▼▼▼

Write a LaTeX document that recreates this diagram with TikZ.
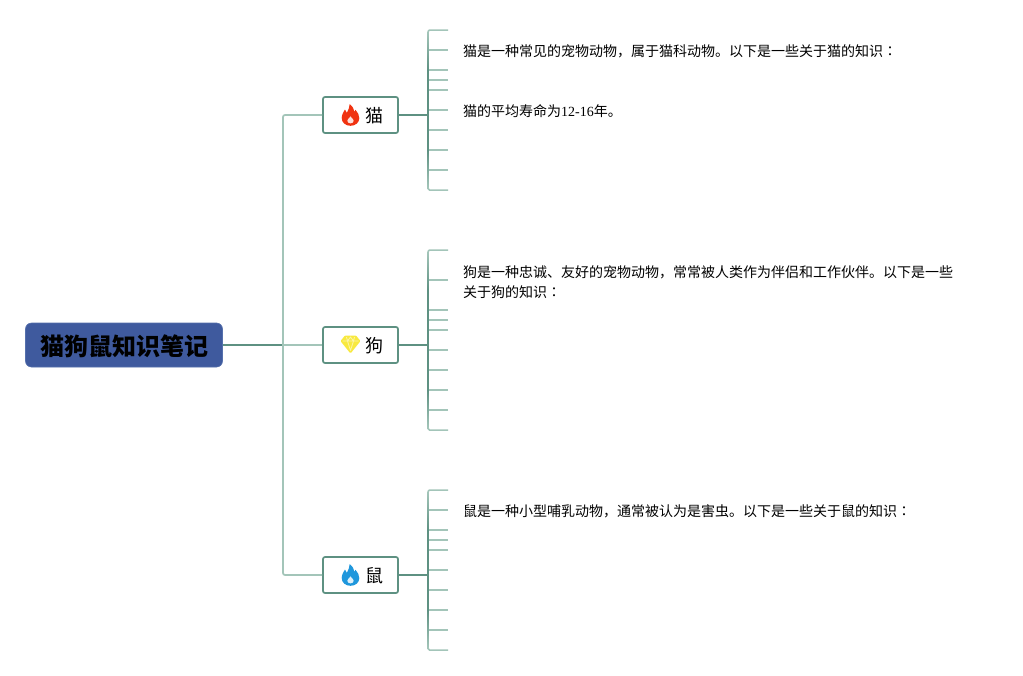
\documentclass[tikz,border=0pt]{standalone}
\usepackage{fontspec}
\setmainfont{Noto Sans CJK SC}
\newfontfamily\latinfont{Liberation Serif}
\newfontfamily\tcfont{Noto Sans CJK TC}
\usetikzlibrary{calc}
\definecolor{rootblue}{HTML}{3F5A9E}
\definecolor{rootedge}{HTML}{5570AC}
\definecolor{linedark}{HTML}{5E9182}
\definecolor{linelight}{HTML}{A3C5B9}
\definecolor{firered}{HTML}{F03311}
\definecolor{fireblue}{HTML}{1F97DC}
\definecolor{gemyellow}{HTML}{F8E93F}
\tikzset{
  x=1pt,y=-1pt,
  rootbox/.style={draw=rootedge,line width=.6pt,fill=rootblue,rounded corners=6pt,minimum width=197pt,minimum height=44pt,inner sep=0pt,font=\fontsize{24}{24}\selectfont\bfseries,text=black},
  branchbox/.style={draw=linedark,line width=1.7pt,fill=white,rounded corners=2pt,minimum width=75pt,minimum height=36pt,inner sep=0pt},
  branchtext/.style={inner sep=0pt,font=\fontsize{18}{18}\selectfont,text=black},
  notetext/.style={inner sep=0pt,anchor=west,font=\fontsize{14}{20}\selectfont,text=black,align=left},
  strong/.style={draw=linedark,line width=1.7pt},
  soft/.style={draw=linelight,line width=1.7pt},
  softtip/.style={draw=linelight,line width=1.5pt}
}
\newcommand{\flameicon}[2]{%
  \begin{scope}[shift={(#1)}]
    \fill[#2] (0,10.8) .. controls (-5,10.8) and (-8.8,7.5) .. (-8.8,3)
      .. controls (-8.8,-1) and (-6.5,-3) .. (-5.6,-5.5)
      .. controls (-4.6,-4.5) and (-4,-3.5) .. (-3.6,-2.2)
      .. controls (-2,-5) and (-1,-8) .. (-0.8,-10.8)
      .. controls (2.5,-8.5) and (3.6,-5.5) .. (3.8,-3.2)
      .. controls (4.4,-3.8) and (4.8,-4.4) .. (5,-5.2)
      .. controls (7.4,-2.6) and (8.8,0.2) .. (8.8,3.2)
      .. controls (8.8,7.5) and (5,10.8) .. (0,10.8) -- cycle;
    \fill[white!85!#2] (0,8.4) .. controls (-2,8.4) and (-3.2,7) .. (-3.2,5.6)
      .. controls (-3.2,4.2) and (-1,3.2) .. (0,1.4)
      .. controls (1,3.2) and (3.2,4.2) .. (3.2,5.6)
      .. controls (3.2,7) and (2,8.4) .. (0,8.4) -- cycle;
  \end{scope}}
\newcommand{\spinerails}[2]{%
  \pgfmathsetmacro{\spa}{#1+38}\pgfmathsetmacro{\spb}{#2-38}%
  \shade[top color=linelight,bottom color=linedark] (427.1,#1) rectangle (428.9,\spa);
  \fill[linedark] (427.1,\spa) rectangle (428.9,\spb);
  \shade[top color=linedark,bottom color=linelight] (427.1,\spb) rectangle (428.9,#2);
}
\begin{document}
\begin{tikzpicture}
\useasboundingbox (0,0) rectangle (1023,675);
\fill[white] (0,0) rectangle (1023,675);

\coordinate (hub) at (283,345);
\coordinate (hubtop) at (283,115);
\coordinate (hubbot) at (283,575);

\node[rootbox] (root) at (124,345) {};
\node[branchbox] (cat) at (360.5,115) {};
\node[branchbox] (dog) at (360.5,345) {};
\node[branchbox] (mouse) at (360.5,575) {};

\draw[strong] (root.east) -- (hub);
\draw[soft,rounded corners=2pt] (cat.west) -- (hubtop) -- (hubbot) -- (mouse.west);
\draw[soft] (hub) -- (dog.west);

\coordinate (catS) at (428,115);
\coordinate (dogS) at (428,345);
\coordinate (mouseS) at (428,575);
\spinerails{32}{188}
\spinerails{252}{428}
\spinerails{492}{648}
\draw[strong] (cat.east) -- (catS);
\draw[strong] (dog.east) -- (dogS);
\draw[strong] (mouse.east) -- (mouseS);

\coordinate (c1) at (448,30); \coordinate (c10) at (448,190);
\draw[softtip,rounded corners=1.5pt] (c1) -- (428,30) -- (428,33);
\draw[softtip,rounded corners=1.5pt] (c10) -- (428,190) -- (428,187);
\foreach \y in {50,70,80,90,110,130,150,170}{\draw[softtip] (428.9,\y) -- (448,\y);}
\coordinate (d1) at (448,250); \coordinate (d10) at (448,430);
\draw[softtip,rounded corners=1.5pt] (d1) -- (428,250) -- (428,253);
\draw[softtip,rounded corners=1.5pt] (d10) -- (428,430) -- (428,427);
\foreach \y in {280,310,320,330,350,370,390,410}{\draw[softtip] (428.9,\y) -- (448,\y);}
\coordinate (m1) at (448,490); \coordinate (m10) at (448,650);
\draw[softtip,rounded corners=1.5pt] (m1) -- (428,490) -- (428,493);
\draw[softtip,rounded corners=1.5pt] (m10) -- (428,650) -- (428,647);
\foreach \y in {510,530,540,550,570,590,610,630}{\draw[softtip] (428.9,\y) -- (448,\y);}

\node[font=\fontsize{24}{24}\selectfont\bfseries,inner sep=0pt] (rootT) at (124.5,346) {猫狗鼠知识笔记};

\node[branchtext] (catL) at (374,116) {猫};
\node[branchtext] (dogL) at (374,346) {狗};
\node[branchtext] (mouseL) at (374,576) {鼠};

\flameicon{350.5,115}{firered}
\flameicon{350.5,575}{fireblue}
\begin{scope}[shift={(350.5,344.5)}]
  \fill[gemyellow,rounded corners=1pt] (-5.5,-9) -- (5.5,-9) -- (10,-3.5) -- (0,9) -- (-10,-3.5) -- cycle;
  \draw[white!55!gemyellow,line width=.8pt,line join=round]
    (-8,-3.5) -- (8,-3.5) (-4,-7.5) -- (-3,-3.5) -- (0,-7.5) -- (3,-3.5) -- (4,-7.5)
    (-3,-3.5) -- (0,6) -- (3,-3.5);
\end{scope}

\node[notetext] (n1) at (463,51) {猫是一种常见的宠物动物，属于猫科动物。以下是一些关于猫的知识{\tcfont ：}};
\node[notetext] (n2) at (463,111) {猫的平均寿命为{\latinfont 12-16}年。};
\node[notetext,anchor=north west] (n3) at (463,265) {狗是一种忠诚、友好的宠物动物，常常被人类作为伴侣和工作伙伴。以下是一些\\关于狗的知识{\tcfont ：}};
\node[notetext] (n4) at (463,511) {鼠是一种小型哺乳动物，通常被认为是害虫。以下是一些关于鼠的知识{\tcfont ：}};
\end{tikzpicture}
\end{document}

▲▲▲

> **Problem to solve**: Repeat the material above in full and exactly, omitting the pictures.

> **Task solution**:
Write a LaTeX document that recreates this diagram with TikZ.
\documentclass[tikz,border=0pt]{standalone}
\usepackage{fontspec}
\setmainfont{Noto Sans CJK SC}
\newfontfamily\latinfont{Liberation Serif}
\newfontfamily\tcfont{Noto Sans CJK TC}
\usetikzlibrary{calc}
\definecolor{rootblue}{HTML}{3F5A9E}
\definecolor{rootedge}{HTML}{5570AC}
\definecolor{linedark}{HTML}{5E9182}
\definecolor{linelight}{HTML}{A3C5B9}
\definecolor{firered}{HTML}{F03311}
\definecolor{fireblue}{HTML}{1F97DC}
\definecolor{gemyellow}{HTML}{F8E93F}
\tikzset{
  x=1pt,y=-1pt,
  rootbox/.style={draw=rootedge,line width=.6pt,fill=rootblue,rounded corners=6pt,minimum width=197pt,minimum height=44pt,inner sep=0pt,font=\fontsize{24}{24}\selectfont\bfseries,text=black},
  branchbox/.style={draw=linedark,line width=1.7pt,fill=white,rounded corners=2pt,minimum width=75pt,minimum height=36pt,inner sep=0pt},
  branchtext/.style={inner sep=0pt,font=\fontsize{18}{18}\selectfont,text=black},
  notetext/.style={inner sep=0pt,anchor=west,font=\fontsize{14}{20}\selectfont,text=black,align=left},
  strong/.style={draw=linedark,line width=1.7pt},
  soft/.style={draw=linelight,line width=1.7pt},
  softtip/.style={draw=linelight,line width=1.5pt}
}
\newcommand{\flameicon}[2]{%
  \begin{scope}[shift={(#1)}]
    \fill[#2] (0,10.8) .. controls (-5,10.8) and (-8.8,7.5) .. (-8.8,3)
      .. controls (-8.8,-1) and (-6.5,-3) .. (-5.6,-5.5)
      .. controls (-4.6,-4.5) and (-4,-3.5) .. (-3.6,-2.2)
      .. controls (-2,-5) and (-1,-8) .. (-0.8,-10.8)
      .. controls (2.5,-8.5) and (3.6,-5.5) .. (3.8,-3.2)
      .. controls (4.4,-3.8) and (4.8,-4.4) .. (5,-5.2)
      .. controls (7.4,-2.6) and (8.8,0.2) .. (8.8,3.2)
      .. controls (8.8,7.5) and (5,10.8) .. (0,10.8) -- cycle;
    \fill[white!85!#2] (0,8.4) .. controls (-2,8.4) and (-3.2,7) .. (-3.2,5.6)
      .. controls (-3.2,4.2) and (-1,3.2) .. (0,1.4)
      .. controls (1,3.2) and (3.2,4.2) .. (3.2,5.6)
      .. controls (3.2,7) and (2,8.4) .. (0,8.4) -- cycle;
  \end{scope}}
\newcommand{\spinerails}[2]{%
  \pgfmathsetmacro{\spa}{#1+38}\pgfmathsetmacro{\spb}{#2-38}%
  \shade[top color=linelight,bottom color=linedark] (427.1,#1) rectangle (428.9,\spa);
  \fill[linedark] (427.1,\spa) rectangle (428.9,\spb);
  \shade[top color=linedark,bottom color=linelight] (427.1,\spb) rectangle (428.9,#2);
}
\begin{document}
\begin{tikzpicture}
\useasboundingbox (0,0) rectangle (1023,675);
\fill[white] (0,0) rectangle (1023,675);

\coordinate (hub) at (283,345);
\coordinate (hubtop) at (283,115);
\coordinate (hubbot) at (283,575);

\node[rootbox] (root) at (124,345) {};
\node[branchbox] (cat) at (360.5,115) {};
\node[branchbox] (dog) at (360.5,345) {};
\node[branchbox] (mouse) at (360.5,575) {};

\draw[strong] (root.east) -- (hub);
\draw[soft,rounded corners=2pt] (cat.west) -- (hubtop) -- (hubbot) -- (mouse.west);
\draw[soft] (hub) -- (dog.west);

\coordinate (catS) at (428,115);
\coordinate (dogS) at (428,345);
\coordinate (mouseS) at (428,575);
\spinerails{32}{188}
\spinerails{252}{428}
\spinerails{492}{648}
\draw[strong] (cat.east) -- (catS);
\draw[strong] (dog.east) -- (dogS);
\draw[strong] (mouse.east) -- (mouseS);

\coordinate (c1) at (448,30); \coordinate (c10) at (448,190);
\draw[softtip,rounded corners=1.5pt] (c1) -- (428,30) -- (428,33);
\draw[softtip,rounded corners=1.5pt] (c10) -- (428,190) -- (428,187);
\foreach \y in {50,70,80,90,110,130,150,170}{\draw[softtip] (428.9,\y) -- (448,\y);}
\coordinate (d1) at (448,250); \coordinate (d10) at (448,430);
\draw[softtip,rounded corners=1.5pt] (d1) -- (428,250) -- (428,253);
\draw[softtip,rounded corners=1.5pt] (d10) -- (428,430) -- (428,427);
\foreach \y in {280,310,320,330,350,370,390,410}{\draw[softtip] (428.9,\y) -- (448,\y);}
\coordinate (m1) at (448,490); \coordinate (m10) at (448,650);
\draw[softtip,rounded corners=1.5pt] (m1) -- (428,490) -- (428,493);
\draw[softtip,rounded corners=1.5pt] (m10) -- (428,650) -- (428,647);
\foreach \y in {510,530,540,550,570,590,610,630}{\draw[softtip] (428.9,\y) -- (448,\y);}

\node[font=\fontsize{24}{24}\selectfont\bfseries,inner sep=0pt] (rootT) at (124.5,346) {猫狗鼠知识笔记};

\node[branchtext] (catL) at (374,116) {猫};
\node[branchtext] (dogL) at (374,346) {狗};
\node[branchtext] (mouseL) at (374,576) {鼠};

\flameicon{350.5,115}{firered}
\flameicon{350.5,575}{fireblue}
\begin{scope}[shift={(350.5,344.5)}]
  \fill[gemyellow,rounded corners=1pt] (-5.5,-9) -- (5.5,-9) -- (10,-3.5) -- (0,9) -- (-10,-3.5) -- cycle;
  \draw[white!55!gemyellow,line width=.8pt,line join=round]
    (-8,-3.5) -- (8,-3.5) (-4,-7.5) -- (-3,-3.5) -- (0,-7.5) -- (3,-3.5) -- (4,-7.5)
    (-3,-3.5) -- (0,6) -- (3,-3.5);
\end{scope}

\node[notetext] (n1) at (463,51) {猫是一种常见的宠物动物，属于猫科动物。以下是一些关于猫的知识{\tcfont ：}};
\node[notetext] (n2) at (463,111) {猫的平均寿命为{\latinfont 12-16}年。};
\node[notetext,anchor=north west] (n3) at (463,265) {狗是一种忠诚、友好的宠物动物，常常被人类作为伴侣和工作伙伴。以下是一些\\关于狗的知识{\tcfont ：}};
\node[notetext] (n4) at (463,511) {鼠是一种小型哺乳动物，通常被认为是害虫。以下是一些关于鼠的知识{\tcfont ：}};
\end{tikzpicture}
\end{document}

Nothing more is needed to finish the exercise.